De momento, ya podía hablarse de una novedad en apariencia poco importante, aunque significativa, del impulso dado al movimiento: se trataba de la “Unión de los librepensadores y librecreyentes”, en la cual eran de notar los HH Buisson y Pécault, dos veteranos del laicismo agresivo y milagrosamente suavizados, junto con A. Gide, Guignebert y los HH Lantoine, del Rito Escocés y Lebey, antiguo presidente del Gran Oriente de Francia. No asombra ver en su compañía al abate Lugan, al abate Viollet y a Marc Sangnier.
Como por casualidad, aquella “Unión” se formó tras la aparición, en 1926, de un libro del H. Izoulet, titulado: “Paris, capital de las Religiones”. En aquel libro, Izoulet preconizaba la formación de un “Reglamento de las creencias”.
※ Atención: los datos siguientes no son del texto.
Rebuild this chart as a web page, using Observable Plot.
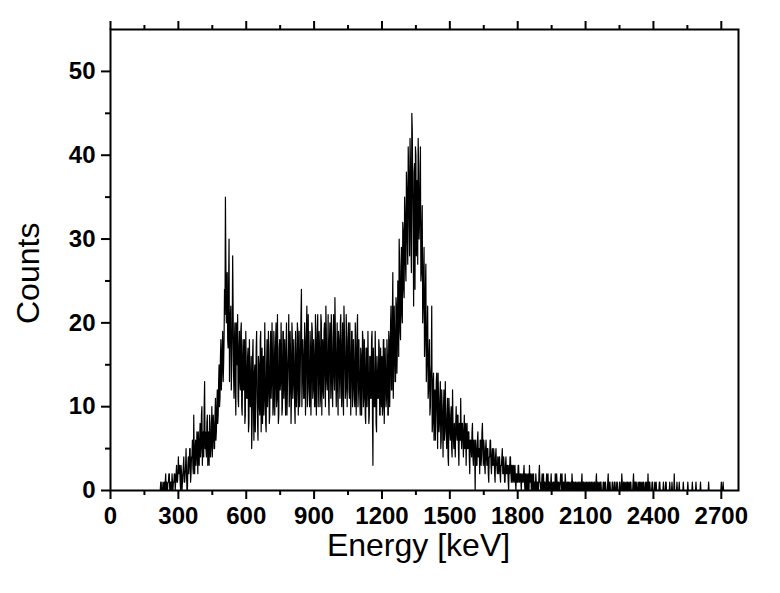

Llegamos, pues, a un momento en que las advertencias pontificias acerca de la Masonería, la vigilancia católica, el vigor de los principios y el espíritu de las concesiones futuras, estaban mezclándose en una especie de visión progresista, de “fundido-encadenado”:
“Entre nosotros se prepara un “Locarno de las conciencias” que no será el resultado de una batalla implacable que deja detrás de ellas a unos vencedores y a unos vencidos, sino un acuerdo leal a través del cual los beligerantes de ayer... sellarían de un modo definitivo el pacto de apaciguamiento y de liberación”
(“La Croix”, 11 de septiembre de 1929)
¿Qué es lo que pensaba el abate Desgranges al firmar esas líneas?
El camino quedaba libre para la ofensiva sinárquica, cuyo pacto fundamental iba a dar la fórmula del Nuevo Orden tecnócrata e integracionista.